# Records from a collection
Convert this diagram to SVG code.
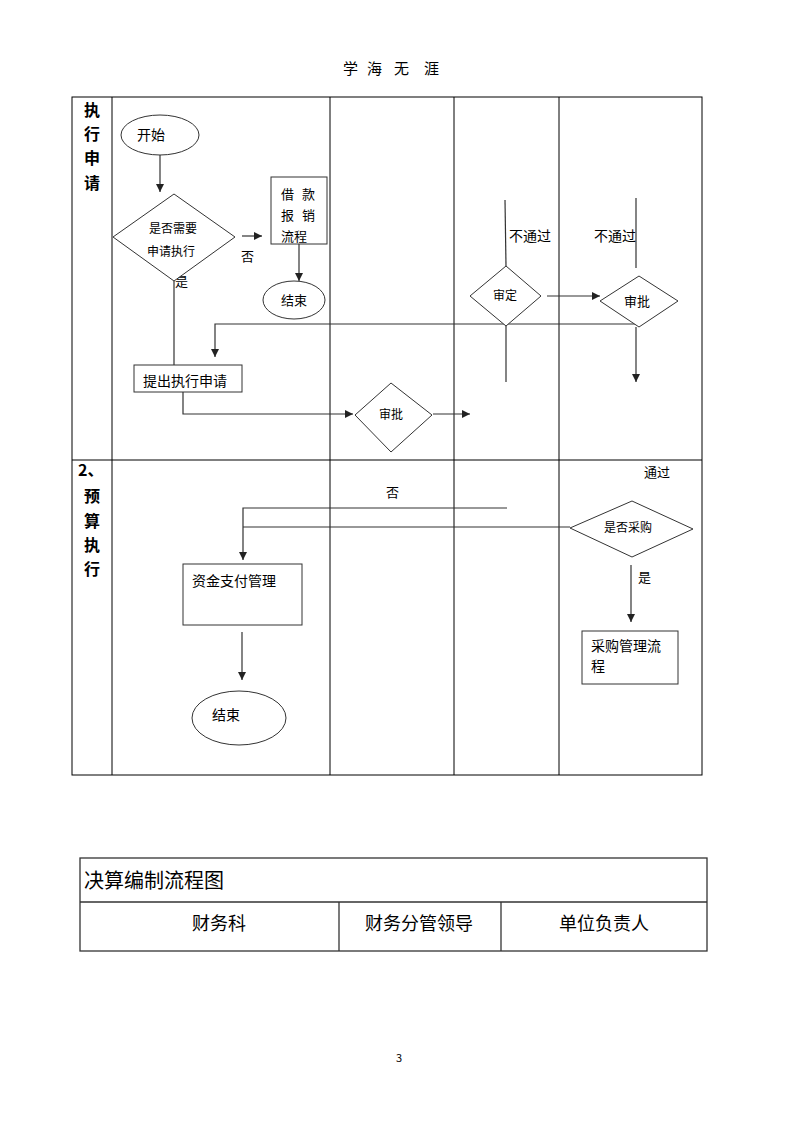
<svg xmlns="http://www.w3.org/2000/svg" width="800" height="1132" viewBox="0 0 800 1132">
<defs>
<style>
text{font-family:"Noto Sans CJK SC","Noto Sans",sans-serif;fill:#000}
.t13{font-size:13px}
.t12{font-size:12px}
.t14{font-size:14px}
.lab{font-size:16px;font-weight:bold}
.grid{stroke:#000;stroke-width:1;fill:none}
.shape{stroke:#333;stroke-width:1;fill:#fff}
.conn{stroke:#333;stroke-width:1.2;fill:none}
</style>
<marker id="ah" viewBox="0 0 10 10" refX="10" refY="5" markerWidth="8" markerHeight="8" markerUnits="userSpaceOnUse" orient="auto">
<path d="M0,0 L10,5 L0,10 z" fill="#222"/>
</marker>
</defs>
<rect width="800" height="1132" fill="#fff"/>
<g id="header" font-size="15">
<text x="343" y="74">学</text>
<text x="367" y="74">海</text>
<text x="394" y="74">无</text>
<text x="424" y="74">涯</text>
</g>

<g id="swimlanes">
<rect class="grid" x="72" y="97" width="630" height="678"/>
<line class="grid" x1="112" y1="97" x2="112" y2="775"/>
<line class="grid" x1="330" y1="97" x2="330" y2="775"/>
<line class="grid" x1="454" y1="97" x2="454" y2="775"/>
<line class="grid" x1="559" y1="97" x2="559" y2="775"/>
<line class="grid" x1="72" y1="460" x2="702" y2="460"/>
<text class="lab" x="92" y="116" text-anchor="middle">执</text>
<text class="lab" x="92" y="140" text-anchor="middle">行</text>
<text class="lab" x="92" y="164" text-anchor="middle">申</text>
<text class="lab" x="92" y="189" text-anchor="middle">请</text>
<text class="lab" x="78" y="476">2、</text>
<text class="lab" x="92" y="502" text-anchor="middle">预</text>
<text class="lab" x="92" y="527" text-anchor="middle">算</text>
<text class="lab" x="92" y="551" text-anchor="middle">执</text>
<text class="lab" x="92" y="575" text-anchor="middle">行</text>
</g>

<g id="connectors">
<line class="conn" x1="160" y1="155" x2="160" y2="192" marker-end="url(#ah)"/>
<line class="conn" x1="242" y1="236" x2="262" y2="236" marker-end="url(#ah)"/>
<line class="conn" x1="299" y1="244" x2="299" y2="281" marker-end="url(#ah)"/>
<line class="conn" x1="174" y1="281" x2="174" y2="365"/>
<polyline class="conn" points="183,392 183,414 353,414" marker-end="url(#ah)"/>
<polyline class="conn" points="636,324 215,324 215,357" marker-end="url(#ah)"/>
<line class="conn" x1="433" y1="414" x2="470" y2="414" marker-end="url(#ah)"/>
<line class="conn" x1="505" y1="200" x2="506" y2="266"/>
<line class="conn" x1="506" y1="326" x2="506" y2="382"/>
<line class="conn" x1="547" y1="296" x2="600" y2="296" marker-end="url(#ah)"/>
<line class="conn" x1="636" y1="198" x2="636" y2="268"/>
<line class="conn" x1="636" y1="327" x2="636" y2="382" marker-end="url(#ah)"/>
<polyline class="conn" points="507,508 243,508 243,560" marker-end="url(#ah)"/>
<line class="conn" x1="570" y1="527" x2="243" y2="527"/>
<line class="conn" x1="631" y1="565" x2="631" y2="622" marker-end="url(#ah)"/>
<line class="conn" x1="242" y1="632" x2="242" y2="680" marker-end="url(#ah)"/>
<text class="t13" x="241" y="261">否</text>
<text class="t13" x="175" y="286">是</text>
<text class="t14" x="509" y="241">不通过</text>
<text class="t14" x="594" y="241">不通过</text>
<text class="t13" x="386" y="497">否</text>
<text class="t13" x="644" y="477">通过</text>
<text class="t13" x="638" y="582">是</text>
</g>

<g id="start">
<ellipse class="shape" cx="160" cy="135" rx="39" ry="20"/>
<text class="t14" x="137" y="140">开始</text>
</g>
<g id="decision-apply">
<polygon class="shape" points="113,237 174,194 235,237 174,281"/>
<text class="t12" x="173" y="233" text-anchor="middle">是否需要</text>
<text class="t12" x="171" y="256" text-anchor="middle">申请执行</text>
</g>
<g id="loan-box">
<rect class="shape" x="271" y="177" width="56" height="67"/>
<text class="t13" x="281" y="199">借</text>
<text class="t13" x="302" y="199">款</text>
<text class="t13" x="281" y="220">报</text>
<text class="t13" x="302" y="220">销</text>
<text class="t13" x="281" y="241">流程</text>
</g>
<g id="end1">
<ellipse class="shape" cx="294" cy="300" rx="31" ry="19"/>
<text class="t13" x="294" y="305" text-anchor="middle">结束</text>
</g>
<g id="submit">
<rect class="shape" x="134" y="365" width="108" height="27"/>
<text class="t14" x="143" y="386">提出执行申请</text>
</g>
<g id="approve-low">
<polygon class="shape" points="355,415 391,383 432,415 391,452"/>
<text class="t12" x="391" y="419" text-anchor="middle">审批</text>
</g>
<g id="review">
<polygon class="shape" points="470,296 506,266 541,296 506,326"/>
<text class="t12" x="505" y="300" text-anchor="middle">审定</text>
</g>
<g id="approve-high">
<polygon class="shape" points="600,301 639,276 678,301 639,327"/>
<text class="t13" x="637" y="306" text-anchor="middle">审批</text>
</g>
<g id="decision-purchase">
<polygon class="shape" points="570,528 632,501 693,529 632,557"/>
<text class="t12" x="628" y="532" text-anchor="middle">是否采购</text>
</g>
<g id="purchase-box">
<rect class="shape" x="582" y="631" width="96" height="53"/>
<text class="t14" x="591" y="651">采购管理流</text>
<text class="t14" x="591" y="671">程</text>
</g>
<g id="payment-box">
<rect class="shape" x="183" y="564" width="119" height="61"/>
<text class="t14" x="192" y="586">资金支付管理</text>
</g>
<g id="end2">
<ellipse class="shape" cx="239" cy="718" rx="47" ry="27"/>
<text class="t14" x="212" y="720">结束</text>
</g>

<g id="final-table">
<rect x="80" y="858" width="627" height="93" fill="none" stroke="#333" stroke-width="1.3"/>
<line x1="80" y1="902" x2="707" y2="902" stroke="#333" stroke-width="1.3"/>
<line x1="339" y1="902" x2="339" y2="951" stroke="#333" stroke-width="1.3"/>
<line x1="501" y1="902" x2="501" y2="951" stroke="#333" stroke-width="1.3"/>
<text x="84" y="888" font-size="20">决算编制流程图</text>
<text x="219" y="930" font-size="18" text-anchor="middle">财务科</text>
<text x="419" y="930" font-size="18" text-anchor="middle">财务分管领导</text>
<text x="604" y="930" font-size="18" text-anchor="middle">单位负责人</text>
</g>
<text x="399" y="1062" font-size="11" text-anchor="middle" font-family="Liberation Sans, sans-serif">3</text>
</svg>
...
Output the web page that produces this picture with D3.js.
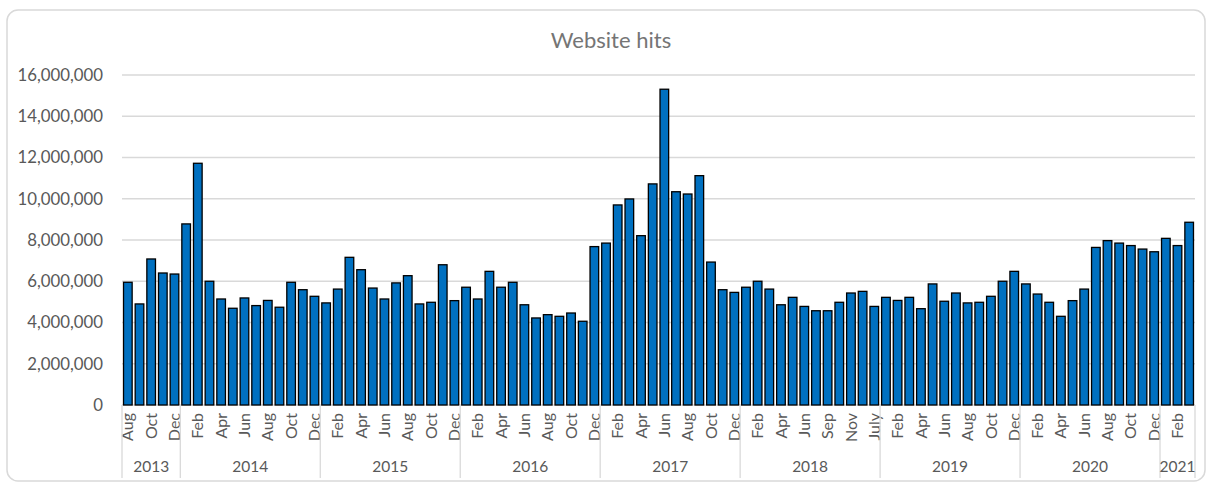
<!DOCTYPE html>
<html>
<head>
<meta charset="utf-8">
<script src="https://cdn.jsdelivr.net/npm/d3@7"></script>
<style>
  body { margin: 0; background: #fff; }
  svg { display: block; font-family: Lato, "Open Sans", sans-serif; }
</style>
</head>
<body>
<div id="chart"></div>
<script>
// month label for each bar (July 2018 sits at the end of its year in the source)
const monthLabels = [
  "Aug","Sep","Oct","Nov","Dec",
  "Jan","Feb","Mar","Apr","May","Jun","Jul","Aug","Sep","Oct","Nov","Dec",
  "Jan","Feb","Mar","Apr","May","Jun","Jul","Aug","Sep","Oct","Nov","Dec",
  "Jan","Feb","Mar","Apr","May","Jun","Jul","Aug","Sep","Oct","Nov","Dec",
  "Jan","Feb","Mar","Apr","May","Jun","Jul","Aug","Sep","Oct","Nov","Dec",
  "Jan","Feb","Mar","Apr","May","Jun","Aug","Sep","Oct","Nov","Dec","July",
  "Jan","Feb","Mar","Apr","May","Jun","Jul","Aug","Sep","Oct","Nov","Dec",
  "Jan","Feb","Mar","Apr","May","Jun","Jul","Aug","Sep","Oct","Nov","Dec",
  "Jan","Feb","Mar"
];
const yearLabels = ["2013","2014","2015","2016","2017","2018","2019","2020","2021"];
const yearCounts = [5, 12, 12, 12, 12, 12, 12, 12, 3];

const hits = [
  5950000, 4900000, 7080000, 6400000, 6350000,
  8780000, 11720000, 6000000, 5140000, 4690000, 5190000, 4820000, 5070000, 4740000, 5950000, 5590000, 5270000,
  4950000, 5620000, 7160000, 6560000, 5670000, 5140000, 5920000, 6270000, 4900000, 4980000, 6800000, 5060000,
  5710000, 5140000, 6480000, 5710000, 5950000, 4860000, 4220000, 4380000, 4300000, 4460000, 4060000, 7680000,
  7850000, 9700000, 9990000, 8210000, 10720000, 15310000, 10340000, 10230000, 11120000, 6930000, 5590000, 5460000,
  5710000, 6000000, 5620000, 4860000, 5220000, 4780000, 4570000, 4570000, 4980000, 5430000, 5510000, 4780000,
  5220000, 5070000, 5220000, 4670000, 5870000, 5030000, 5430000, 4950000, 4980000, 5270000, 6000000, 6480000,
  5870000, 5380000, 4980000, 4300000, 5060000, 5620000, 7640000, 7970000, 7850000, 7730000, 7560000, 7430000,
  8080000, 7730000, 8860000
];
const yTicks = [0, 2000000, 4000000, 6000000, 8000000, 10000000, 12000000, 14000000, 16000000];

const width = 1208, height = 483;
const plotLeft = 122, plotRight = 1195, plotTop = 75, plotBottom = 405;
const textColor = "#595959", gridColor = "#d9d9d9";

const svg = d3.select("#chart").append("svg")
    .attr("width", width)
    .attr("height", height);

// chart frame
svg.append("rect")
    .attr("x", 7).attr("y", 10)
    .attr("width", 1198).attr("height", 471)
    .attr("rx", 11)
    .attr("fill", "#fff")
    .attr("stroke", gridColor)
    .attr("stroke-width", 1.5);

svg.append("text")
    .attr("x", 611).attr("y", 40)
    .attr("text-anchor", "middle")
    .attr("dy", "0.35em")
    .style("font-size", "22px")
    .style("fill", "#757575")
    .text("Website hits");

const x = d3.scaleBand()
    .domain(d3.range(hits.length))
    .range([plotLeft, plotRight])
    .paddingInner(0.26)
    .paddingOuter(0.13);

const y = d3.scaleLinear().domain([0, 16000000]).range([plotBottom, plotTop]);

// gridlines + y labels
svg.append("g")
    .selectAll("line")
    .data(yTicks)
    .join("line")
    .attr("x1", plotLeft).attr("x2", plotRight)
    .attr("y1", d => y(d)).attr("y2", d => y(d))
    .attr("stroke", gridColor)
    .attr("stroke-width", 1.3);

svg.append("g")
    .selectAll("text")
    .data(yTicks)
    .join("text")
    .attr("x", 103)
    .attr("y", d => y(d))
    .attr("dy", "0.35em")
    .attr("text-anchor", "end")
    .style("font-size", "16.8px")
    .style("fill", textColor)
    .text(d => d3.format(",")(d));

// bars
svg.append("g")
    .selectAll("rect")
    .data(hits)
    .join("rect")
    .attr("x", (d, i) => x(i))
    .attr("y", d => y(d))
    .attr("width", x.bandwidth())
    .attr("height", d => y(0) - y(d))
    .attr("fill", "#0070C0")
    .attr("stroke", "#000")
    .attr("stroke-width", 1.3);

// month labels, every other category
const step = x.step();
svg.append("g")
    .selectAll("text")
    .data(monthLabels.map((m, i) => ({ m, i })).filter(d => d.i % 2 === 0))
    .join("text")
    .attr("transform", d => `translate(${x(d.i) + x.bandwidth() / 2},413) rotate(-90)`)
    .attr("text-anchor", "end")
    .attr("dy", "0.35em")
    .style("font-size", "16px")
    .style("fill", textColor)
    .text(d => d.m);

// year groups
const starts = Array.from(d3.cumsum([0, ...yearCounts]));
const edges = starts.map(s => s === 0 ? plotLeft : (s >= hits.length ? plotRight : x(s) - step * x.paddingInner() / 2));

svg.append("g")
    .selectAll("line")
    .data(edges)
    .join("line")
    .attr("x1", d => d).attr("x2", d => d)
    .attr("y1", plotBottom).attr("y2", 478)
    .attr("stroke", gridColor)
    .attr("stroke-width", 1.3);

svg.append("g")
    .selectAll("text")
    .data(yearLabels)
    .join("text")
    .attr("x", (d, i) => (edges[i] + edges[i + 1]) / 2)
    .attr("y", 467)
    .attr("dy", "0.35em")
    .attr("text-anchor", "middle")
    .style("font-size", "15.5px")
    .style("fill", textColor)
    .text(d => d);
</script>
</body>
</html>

# EXERCISE DIRECTIONS
In the records above, locate the lines holding the word "this". Copy each of them.

# WRITTEN REPLY
Convert this diagram to SVG code.
Output the web page that produces this picture with D3.js.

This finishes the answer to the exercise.